John stood, flipped him off, then left.

He got in his car and drove to his “let off steam” spot, high above the city. He could see the people below, like ants they scurried about.

He sat for a long time, talking to no one in particular, but letting off steam.

“I’ve had to deal with all this crap for nearly 6 years,” he said, to the trees and the shrubs overlooking the city, “It’s easy to say what I did wrong and what I did right. I have never had a chance to truly go out and do something of my own.”

He looked up at the sky, laying on the hood of his car, watching clouds pass by quickly.

Maybe the road is not easy, and maybe the prize is small. But after all these years of waiting, I’m gonna show them all. Somehow, someway, I will be able to show Buck, Izzy, and the rest of them that they need someone else to hold their hands.”

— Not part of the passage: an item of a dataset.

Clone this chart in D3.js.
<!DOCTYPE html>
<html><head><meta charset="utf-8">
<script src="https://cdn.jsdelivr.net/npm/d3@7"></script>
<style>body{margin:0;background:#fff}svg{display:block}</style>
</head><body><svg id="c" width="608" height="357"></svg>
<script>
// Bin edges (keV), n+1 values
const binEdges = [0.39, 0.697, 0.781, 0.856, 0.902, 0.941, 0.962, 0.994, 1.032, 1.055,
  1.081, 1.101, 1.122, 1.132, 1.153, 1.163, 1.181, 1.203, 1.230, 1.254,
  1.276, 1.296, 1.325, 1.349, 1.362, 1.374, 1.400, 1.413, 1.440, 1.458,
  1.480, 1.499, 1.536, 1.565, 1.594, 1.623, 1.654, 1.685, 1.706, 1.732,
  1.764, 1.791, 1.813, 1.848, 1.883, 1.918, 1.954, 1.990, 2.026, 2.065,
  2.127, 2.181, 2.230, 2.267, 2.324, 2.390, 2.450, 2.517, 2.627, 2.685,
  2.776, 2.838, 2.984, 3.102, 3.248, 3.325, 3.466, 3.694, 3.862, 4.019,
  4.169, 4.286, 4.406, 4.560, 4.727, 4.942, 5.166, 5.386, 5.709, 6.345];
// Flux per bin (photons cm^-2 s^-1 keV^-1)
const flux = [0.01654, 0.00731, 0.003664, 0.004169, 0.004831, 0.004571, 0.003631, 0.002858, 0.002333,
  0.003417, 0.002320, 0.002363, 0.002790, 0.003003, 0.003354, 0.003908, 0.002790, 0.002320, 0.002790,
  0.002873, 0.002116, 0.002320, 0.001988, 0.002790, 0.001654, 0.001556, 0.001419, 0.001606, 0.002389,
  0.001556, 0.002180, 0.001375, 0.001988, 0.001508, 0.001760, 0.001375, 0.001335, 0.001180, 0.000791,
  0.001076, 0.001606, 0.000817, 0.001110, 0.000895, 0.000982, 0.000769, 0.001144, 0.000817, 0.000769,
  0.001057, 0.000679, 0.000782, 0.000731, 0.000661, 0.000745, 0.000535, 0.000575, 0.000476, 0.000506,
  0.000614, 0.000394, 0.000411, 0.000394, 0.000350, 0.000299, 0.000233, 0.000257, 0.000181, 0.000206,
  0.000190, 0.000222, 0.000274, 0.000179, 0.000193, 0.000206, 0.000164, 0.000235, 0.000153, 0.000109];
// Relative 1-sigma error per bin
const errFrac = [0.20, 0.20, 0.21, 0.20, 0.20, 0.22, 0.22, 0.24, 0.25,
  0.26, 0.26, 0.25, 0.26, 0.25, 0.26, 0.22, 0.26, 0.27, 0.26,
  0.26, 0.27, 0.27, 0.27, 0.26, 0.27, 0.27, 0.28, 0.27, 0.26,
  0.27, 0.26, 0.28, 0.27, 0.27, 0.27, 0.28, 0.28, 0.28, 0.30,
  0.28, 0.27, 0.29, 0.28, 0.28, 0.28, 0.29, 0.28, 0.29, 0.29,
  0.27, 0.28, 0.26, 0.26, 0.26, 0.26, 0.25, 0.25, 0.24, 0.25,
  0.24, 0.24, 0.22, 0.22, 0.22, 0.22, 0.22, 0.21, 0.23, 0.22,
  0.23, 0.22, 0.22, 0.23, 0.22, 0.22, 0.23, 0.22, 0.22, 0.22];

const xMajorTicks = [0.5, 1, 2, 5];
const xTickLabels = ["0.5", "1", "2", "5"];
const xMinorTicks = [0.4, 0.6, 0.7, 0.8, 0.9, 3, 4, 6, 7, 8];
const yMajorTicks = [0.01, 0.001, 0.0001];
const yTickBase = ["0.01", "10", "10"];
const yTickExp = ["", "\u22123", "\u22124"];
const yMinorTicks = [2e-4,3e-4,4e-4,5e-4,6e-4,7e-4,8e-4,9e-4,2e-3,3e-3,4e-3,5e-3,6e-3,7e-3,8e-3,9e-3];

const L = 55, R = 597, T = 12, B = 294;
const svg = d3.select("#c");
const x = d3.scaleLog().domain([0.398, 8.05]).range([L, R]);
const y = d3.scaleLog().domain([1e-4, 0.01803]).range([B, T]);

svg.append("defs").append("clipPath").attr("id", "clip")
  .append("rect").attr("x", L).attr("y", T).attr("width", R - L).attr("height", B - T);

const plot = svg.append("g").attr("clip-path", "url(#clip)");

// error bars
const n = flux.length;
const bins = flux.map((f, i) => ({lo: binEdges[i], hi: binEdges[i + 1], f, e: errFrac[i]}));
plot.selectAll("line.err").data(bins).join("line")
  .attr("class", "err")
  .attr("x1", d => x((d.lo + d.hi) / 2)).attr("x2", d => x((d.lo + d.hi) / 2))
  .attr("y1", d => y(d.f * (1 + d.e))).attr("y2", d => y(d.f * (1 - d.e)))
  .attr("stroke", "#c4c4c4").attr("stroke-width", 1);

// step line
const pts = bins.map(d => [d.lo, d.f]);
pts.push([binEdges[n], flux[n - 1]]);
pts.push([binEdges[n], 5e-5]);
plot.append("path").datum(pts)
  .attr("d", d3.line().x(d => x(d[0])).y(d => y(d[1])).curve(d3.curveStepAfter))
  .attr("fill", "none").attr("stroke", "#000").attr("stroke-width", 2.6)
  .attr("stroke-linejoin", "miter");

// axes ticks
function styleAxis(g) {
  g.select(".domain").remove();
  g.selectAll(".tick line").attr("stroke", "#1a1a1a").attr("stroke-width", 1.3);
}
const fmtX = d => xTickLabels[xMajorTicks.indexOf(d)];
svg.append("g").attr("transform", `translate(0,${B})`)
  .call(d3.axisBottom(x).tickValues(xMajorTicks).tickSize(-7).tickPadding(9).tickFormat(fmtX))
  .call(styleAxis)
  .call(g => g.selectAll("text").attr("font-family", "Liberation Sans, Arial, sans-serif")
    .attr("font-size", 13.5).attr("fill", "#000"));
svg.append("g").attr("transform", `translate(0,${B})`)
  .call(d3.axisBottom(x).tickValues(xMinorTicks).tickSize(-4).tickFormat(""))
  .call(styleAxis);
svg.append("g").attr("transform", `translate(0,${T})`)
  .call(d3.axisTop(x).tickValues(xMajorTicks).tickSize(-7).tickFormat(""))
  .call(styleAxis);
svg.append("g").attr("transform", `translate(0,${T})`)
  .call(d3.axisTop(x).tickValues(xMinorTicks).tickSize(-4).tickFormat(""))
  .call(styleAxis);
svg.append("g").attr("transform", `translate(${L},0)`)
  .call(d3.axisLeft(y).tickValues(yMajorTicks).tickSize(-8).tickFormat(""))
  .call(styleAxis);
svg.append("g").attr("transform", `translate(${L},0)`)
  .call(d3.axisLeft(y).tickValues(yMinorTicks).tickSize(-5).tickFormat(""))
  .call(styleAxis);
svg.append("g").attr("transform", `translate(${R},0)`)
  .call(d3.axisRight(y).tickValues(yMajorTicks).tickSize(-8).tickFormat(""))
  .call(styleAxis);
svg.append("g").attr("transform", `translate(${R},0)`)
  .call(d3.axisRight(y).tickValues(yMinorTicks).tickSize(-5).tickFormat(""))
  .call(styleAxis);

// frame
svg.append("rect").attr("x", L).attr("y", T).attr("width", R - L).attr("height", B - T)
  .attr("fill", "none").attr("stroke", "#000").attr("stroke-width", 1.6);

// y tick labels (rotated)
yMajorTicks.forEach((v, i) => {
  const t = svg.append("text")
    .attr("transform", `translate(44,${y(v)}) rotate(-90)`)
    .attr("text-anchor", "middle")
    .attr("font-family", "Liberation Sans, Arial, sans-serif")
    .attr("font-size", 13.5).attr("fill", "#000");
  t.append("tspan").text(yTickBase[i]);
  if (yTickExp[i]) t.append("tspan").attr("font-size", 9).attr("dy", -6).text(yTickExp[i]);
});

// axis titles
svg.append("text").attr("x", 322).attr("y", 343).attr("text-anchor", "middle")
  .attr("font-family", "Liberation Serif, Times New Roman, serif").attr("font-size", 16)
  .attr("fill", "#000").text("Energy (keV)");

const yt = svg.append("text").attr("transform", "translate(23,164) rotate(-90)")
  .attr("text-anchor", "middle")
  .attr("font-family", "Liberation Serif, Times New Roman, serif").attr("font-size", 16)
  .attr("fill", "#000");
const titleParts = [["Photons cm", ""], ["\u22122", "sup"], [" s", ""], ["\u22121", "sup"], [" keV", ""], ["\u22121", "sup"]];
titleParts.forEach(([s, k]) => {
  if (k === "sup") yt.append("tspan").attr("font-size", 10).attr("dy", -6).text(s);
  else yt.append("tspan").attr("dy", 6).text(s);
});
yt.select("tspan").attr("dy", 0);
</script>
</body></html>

“That’s a pretty big pronouncement, John. How do you think you’ll do it?”

John turned over on the hood. He looked down at a pair of shiny black cowboy boots, a pair of long legs squeezed into a pair of jeans, a flannel shirt tied in the front, showing just enough to get a man interested, and finally a face that he would recognize from a long time back.

“So, how did you find me, Miss Eliza Chapman?”

“I knew this place from a long time ago, when you weren’t much of a bass player and more of an introspective poet.”

“Those days are long gone. Apparently, I’m only support staff now.”

Eliza chuckled.

“So, I guess this means you’re not interested in maybe joining a band as a lead man?”

John’s eyes perked up a bit, though he tried to hide it with indifference.

“Who’s looking?”

“Bright Star just lost their bassist and their lead singer. They need to fill both, but they are looking at changing their styles. I figured that you’re probably getting tired of being Izzy Larkin’s personal belch-boy, so I mentioned your name. They seem like they may be interested.”

John looked at her, and invited her up onto the hood of the car.

“Looking out at the city, what do you see?”

“I see a rich environment of people and potentially awesome shows.”

John smiled, as he looked out.

I can hear the roar of a distant crowd. They are waiting for me, they’re shouting out loud. I want to entertain people, give them the ability to forget their problems for a 2-3 hour show. They can’t do that when I have to clean up after Izzy and the others.”

She looked out as well, and nodded.

“Bright Star fired the lead singer for doing too many drugs. They want a straight edge for this next one.”

John looked at her and smiled.

“You’re the manager for them, right?”

“Of course, otherwise I wouldn’t be here.”

“I have 5 dates left to play, then I can be free to do what I want.”

“Gives us time to practice, it looks like. We’re going into the studio in about a month to cut the next record. Think you’d be up for moving some of your songs over?”

“Move? No way. I’ll create some new stuff. After these 5 days, I want a clean start. It’s the finality. Get the deal in writing, and we’ll work.”

“How about a preliminary agreement?”

“In what way?”

“The old fashioned way. Sealed with a kiss.”

John chuckled, until he was rolled over onto by Eliza. And given a big kiss.

“I ain’t gonna change my mind, Eliza. But understand, I’m now in business with you. No relationship stuff.”

Eliza smiled, as she sat up on the edge of the car. John looked out at the city, and smiled.

After all the years of waiting, I’m going to show them all.